◆ Short problem
Tally the lines holding the string "seaborn" and reply with that number alone.

━━━━━━━━━━━━━━━━━━━━━━━━━━━━━━

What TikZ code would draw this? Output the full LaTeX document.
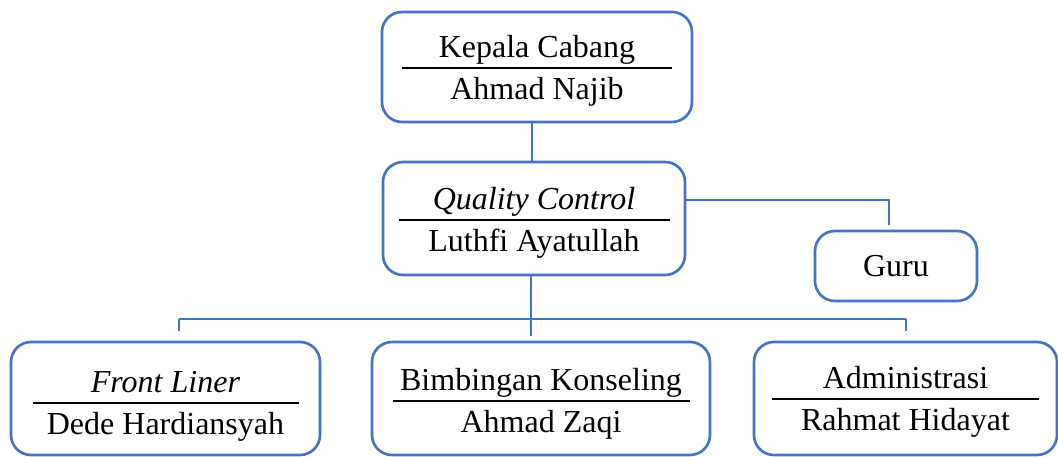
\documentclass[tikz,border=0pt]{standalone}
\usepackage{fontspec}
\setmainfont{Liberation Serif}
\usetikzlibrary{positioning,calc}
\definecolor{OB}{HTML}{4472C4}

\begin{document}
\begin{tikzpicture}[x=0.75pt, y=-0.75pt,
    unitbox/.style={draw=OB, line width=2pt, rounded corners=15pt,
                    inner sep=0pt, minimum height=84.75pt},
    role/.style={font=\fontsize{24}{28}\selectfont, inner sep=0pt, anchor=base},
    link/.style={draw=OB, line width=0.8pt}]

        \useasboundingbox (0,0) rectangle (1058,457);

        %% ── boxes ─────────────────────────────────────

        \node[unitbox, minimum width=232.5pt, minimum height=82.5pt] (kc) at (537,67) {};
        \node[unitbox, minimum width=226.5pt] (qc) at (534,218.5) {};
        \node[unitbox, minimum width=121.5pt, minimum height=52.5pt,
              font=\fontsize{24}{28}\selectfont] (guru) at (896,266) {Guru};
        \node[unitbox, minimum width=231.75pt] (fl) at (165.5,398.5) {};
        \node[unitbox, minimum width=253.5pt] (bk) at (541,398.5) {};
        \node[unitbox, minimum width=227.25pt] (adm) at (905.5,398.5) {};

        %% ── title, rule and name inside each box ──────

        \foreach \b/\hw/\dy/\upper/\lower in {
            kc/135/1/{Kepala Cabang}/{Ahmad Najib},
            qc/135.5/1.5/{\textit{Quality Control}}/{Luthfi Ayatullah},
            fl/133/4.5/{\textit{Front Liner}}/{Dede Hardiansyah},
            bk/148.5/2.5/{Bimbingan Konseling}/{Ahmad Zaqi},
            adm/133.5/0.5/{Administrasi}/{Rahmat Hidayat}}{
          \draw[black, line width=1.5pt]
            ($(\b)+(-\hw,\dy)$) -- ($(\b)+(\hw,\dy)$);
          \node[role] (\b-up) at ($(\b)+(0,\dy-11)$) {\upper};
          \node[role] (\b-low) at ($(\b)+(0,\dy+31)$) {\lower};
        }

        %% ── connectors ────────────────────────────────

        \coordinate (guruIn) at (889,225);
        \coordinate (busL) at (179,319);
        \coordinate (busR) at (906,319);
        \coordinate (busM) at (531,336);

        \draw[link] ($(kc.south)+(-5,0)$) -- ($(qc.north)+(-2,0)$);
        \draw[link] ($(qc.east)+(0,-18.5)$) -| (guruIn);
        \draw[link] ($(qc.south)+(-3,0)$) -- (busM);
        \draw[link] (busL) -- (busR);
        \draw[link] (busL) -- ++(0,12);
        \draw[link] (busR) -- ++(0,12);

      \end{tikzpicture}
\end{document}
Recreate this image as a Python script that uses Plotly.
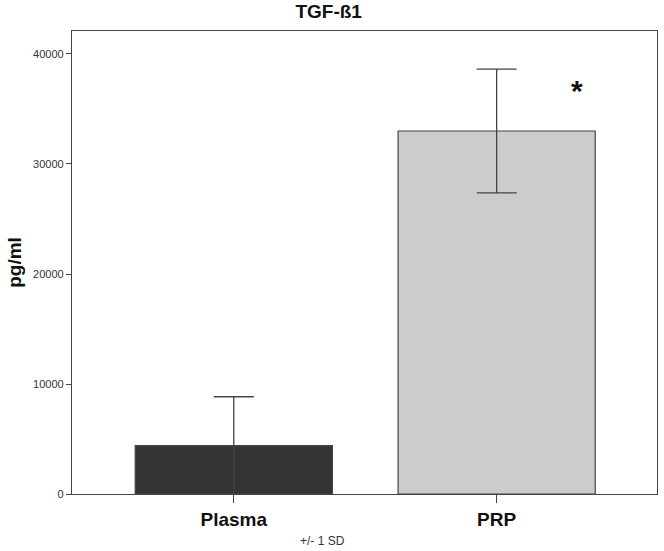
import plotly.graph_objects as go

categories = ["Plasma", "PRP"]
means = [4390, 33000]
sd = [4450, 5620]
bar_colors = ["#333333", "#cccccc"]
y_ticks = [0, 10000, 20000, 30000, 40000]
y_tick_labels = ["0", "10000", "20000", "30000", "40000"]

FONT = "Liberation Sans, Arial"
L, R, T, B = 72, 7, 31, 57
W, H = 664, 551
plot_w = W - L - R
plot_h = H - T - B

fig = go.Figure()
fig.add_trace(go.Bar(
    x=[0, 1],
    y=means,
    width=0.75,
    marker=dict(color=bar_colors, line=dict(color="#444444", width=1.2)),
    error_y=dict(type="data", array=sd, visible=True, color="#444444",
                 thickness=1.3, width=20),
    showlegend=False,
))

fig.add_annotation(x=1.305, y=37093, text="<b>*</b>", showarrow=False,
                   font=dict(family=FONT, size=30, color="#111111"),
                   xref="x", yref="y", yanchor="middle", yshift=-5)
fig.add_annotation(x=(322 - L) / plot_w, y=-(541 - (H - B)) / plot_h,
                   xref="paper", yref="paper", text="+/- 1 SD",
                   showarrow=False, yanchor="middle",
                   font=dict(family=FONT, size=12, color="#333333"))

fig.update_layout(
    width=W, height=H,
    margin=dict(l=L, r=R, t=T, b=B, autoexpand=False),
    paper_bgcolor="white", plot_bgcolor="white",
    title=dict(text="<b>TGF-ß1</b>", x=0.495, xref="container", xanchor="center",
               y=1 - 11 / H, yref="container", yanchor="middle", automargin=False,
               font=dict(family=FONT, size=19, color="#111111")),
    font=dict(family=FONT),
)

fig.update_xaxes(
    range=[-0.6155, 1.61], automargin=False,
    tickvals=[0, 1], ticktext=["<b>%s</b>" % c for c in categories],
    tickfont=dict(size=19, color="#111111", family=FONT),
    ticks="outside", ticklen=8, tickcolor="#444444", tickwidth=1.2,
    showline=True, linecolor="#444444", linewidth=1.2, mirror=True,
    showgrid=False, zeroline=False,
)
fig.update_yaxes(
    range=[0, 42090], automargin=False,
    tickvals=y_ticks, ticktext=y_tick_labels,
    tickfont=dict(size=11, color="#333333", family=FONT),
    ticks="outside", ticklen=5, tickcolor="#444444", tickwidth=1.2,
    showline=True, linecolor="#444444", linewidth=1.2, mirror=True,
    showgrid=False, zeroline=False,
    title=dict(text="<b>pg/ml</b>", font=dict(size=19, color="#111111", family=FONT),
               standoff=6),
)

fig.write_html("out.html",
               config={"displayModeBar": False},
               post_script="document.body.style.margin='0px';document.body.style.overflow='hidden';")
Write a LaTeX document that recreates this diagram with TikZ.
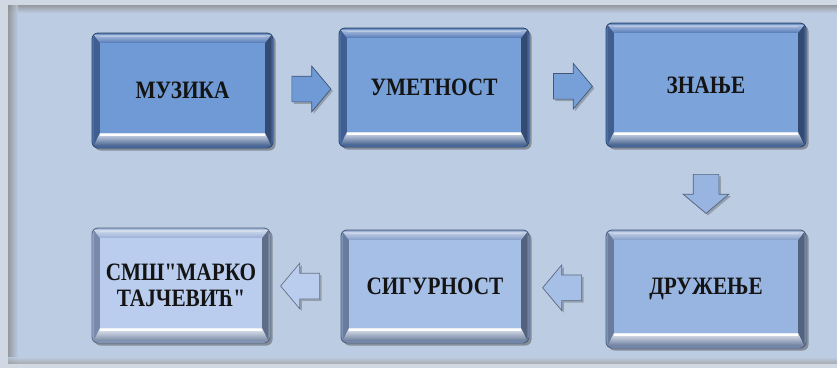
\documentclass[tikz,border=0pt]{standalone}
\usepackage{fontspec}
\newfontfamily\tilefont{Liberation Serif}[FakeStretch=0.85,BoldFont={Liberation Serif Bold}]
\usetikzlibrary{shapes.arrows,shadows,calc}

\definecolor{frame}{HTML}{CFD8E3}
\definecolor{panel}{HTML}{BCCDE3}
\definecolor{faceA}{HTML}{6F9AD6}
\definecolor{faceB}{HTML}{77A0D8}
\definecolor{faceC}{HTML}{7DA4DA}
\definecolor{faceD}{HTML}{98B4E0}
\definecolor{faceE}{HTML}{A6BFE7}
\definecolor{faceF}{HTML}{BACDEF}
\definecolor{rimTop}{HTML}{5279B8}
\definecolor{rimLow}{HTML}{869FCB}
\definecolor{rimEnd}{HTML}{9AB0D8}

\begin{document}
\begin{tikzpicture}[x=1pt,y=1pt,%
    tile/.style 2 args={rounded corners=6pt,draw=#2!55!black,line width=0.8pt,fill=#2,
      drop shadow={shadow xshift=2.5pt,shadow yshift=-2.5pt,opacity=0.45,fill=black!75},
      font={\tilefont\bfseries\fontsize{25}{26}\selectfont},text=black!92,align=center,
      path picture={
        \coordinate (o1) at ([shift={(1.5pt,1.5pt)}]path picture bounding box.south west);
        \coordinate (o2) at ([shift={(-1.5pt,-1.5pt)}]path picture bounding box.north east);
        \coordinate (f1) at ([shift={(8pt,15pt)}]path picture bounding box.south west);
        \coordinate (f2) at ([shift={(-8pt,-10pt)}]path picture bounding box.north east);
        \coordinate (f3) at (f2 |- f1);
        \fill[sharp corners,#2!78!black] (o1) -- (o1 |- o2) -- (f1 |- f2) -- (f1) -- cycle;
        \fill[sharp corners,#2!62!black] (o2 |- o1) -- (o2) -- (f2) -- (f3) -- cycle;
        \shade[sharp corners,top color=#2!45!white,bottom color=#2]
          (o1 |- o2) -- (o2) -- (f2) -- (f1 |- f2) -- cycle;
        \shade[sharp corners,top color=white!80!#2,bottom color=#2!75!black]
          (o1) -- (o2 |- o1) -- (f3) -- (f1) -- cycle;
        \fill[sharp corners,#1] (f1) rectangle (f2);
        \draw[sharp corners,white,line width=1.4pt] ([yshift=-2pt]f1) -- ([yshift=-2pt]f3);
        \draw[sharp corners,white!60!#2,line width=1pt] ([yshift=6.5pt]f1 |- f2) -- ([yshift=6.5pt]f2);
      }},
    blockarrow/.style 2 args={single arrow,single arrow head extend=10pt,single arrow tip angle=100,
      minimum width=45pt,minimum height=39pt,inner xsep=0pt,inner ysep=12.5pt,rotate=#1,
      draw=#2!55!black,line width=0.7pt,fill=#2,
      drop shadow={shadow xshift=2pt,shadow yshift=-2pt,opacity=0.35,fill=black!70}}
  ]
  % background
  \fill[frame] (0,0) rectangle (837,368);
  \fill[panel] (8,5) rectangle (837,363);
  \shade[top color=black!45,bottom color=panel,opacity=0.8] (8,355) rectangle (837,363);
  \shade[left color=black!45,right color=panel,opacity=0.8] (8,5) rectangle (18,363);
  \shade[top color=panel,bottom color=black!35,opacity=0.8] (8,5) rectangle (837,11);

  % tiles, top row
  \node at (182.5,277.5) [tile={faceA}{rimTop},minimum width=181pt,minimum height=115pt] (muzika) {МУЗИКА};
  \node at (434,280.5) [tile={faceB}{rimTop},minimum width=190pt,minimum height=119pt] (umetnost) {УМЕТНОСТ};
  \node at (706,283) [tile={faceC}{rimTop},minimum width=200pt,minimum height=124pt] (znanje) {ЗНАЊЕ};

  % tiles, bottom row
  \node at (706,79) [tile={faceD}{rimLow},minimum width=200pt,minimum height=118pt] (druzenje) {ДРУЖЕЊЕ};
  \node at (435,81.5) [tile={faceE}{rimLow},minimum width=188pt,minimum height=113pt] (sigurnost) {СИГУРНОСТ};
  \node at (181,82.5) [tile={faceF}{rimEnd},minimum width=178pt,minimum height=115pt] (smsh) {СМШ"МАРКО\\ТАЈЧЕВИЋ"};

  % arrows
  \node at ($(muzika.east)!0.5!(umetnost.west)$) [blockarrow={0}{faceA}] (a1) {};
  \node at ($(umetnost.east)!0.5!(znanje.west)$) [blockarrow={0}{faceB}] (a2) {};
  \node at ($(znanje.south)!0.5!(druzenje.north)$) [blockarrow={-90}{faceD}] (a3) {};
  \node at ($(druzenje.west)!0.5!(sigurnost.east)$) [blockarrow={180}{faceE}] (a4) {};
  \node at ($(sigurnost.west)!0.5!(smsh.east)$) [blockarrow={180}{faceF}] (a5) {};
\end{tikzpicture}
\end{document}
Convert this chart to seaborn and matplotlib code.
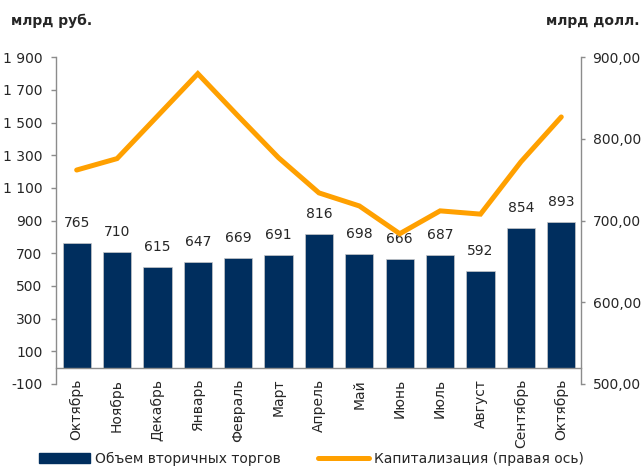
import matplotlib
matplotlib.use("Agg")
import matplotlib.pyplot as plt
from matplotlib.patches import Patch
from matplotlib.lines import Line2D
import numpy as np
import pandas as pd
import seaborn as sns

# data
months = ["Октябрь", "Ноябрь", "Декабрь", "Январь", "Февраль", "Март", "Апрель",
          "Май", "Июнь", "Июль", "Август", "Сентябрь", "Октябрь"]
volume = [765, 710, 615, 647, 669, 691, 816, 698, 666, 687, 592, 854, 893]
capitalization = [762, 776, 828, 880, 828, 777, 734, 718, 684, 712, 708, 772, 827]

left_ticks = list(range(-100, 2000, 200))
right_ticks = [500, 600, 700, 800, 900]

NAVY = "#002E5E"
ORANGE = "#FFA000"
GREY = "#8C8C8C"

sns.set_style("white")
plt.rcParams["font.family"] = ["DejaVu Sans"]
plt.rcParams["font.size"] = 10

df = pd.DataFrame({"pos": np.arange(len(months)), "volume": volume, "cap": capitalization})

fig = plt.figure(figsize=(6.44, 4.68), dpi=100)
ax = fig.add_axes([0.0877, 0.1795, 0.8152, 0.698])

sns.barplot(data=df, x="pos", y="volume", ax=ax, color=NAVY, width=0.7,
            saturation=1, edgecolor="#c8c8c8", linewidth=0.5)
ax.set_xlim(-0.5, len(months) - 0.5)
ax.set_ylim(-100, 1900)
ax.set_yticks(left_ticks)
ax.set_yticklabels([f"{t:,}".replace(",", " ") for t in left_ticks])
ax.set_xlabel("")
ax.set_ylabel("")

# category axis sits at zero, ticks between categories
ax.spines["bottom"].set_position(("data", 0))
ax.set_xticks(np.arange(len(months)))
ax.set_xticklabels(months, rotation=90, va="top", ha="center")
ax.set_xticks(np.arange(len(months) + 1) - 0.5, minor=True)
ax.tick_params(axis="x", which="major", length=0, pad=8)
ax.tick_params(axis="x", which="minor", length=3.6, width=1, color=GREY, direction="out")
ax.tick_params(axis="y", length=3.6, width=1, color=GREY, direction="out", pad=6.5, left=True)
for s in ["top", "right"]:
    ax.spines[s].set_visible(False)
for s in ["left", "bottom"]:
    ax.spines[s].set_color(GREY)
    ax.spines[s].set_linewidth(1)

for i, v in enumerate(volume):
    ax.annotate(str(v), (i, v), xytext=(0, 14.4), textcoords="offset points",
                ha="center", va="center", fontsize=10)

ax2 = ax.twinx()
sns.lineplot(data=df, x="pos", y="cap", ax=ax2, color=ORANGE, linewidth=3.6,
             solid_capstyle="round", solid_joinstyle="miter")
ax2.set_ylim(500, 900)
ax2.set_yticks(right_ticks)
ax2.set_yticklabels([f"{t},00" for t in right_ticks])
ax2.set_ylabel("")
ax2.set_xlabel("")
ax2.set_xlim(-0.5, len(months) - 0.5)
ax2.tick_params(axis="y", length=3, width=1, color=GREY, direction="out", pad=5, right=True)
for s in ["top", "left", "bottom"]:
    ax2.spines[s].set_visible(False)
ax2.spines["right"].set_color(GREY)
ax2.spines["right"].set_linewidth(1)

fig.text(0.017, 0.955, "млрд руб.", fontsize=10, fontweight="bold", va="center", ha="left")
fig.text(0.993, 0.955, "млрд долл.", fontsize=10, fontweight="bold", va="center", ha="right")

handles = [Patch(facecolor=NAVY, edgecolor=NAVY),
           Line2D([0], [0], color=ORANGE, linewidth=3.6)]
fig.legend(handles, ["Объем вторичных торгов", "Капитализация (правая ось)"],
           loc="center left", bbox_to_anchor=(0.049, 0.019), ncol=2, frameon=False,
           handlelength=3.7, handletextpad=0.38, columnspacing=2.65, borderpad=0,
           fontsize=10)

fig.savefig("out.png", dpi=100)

━━━━━━━━━━━━━━━━━━━━━━━━━━━━━━

◆ Task output
2